What Is the Difference Between Appreciating and Depreciating Assets?
Understand how different assets gain or lose value over time. Learn the core distinctions that shape your financial health and future wealth.
Understand how different assets gain or lose value over time. Learn the core distinctions that shape your financial health and future wealth.
An asset, in a broad financial context, refers to anything of economic value owned by an individual or company that can be converted into cash. These holdings are acquired with the expectation that they will provide a future benefit, either through direct use or by generating income. The value of these economic resources does not remain static; it often changes over time due to various market and intrinsic factors. This article aims to clarify the fundamental distinctions between appreciating and depreciating assets, outlining how their values typically evolve and providing common examples of each.

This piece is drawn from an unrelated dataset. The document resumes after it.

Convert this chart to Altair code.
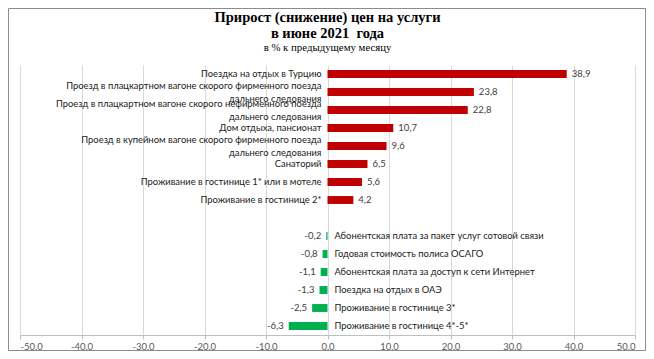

An appreciating asset is an economic resource expected to increase in monetary value over a period. This increase in value is often driven by factors such as market demand exceeding supply, inflationary pressures, or inherent scarcity. Improvements made to an asset can also significantly contribute to its appreciation.
Real estate, particularly land and residential properties, frequently serves as an appreciating asset. Its value can rise due to increasing population, desirable location, and general economic growth. Strategic renovations or enhancements to a property, such as adding a bathroom or modernizing a kitchen, can directly contribute to its market value increase.
Stocks represent ownership shares in a company and can appreciate as the company grows, becomes more profitable, or as market demand for its shares increases. While subject to market fluctuations, well-managed companies tend to see their stock values climb over time, reflecting their business expansion and earnings potential.
Certain collectibles, such as rare art, vintage wines, or limited-edition coins, can also be appreciating assets. Their value is often tied to their scarcity, historical significance, and the demand from a niche market of collectors. The authenticity and pristine condition of these items are paramount in determining their potential for appreciation. Precious metals like gold and silver often appreciate during times of economic uncertainty or inflation, as they are considered a stable store of value due to their finite supply.
In contrast, a depreciating asset is an economic resource that is expected to decrease in value over its useful life. This decline is attributed to factors such as physical wear and tear from use, technological obsolescence, or the natural passage of time. As these assets age, their market desirability and functional capacity diminish.
Vehicles are examples of depreciating assets, often losing a significant portion of their value in the first few years of ownership. Factors contributing to this decline include accumulated mileage, physical deterioration, and the continuous release of newer models with enhanced features and fuel efficiency.
Consumer electronics, such as smartphones, computers, and televisions, experience swift depreciation due to rapid technological advancements. Newer, more powerful, and feature-rich models are constantly introduced, rendering older versions less desirable and less valuable in a short timeframe. The lifespan for market value of these items is measured in months rather than years.
Furniture and home appliances also fall into the category of depreciating assets. Their value decreases with daily use, resulting in wear and tear, and they can also become outdated as styles and technologies evolve. While still functional, the resale value of used furniture or appliances is a fraction of their original purchase price. Clothing depreciates quickly due to trends changing, wear, and fading.
The distinction between appreciating and depreciating assets lies in their expected value trajectory over time and the underlying forces driving these changes. Appreciating assets are acquired with the expectation of wealth accumulation, as their value is expected to increase due to external market forces, scarcity, or strategic enhancements. This growth can contribute positively to an individual’s net worth, providing a potential source of future financial gain.
Unlike appreciating assets, which benefit from inflation and growing demand, depreciating assets are characterized by an inherent decline in value. This decline is due to their finite useful life, physical degradation through use, or technological advancements that render them obsolete. Businesses frequently account for this value reduction through depreciation expense.
Whereas appreciating assets like real estate or certain investments may require ongoing maintenance or strategic capital injections to preserve or enhance their value, depreciating assets continuously lose value as they fulfill their purpose. For instance, a vehicle’s value diminishes with each mile driven, reflecting the direct consumption of its utility. The financial impact differs significantly: appreciating assets can serve as wealth generators, potentially offsetting the effects of inflation and contributing to long-term financial security, while depreciating assets represent a consumption of wealth.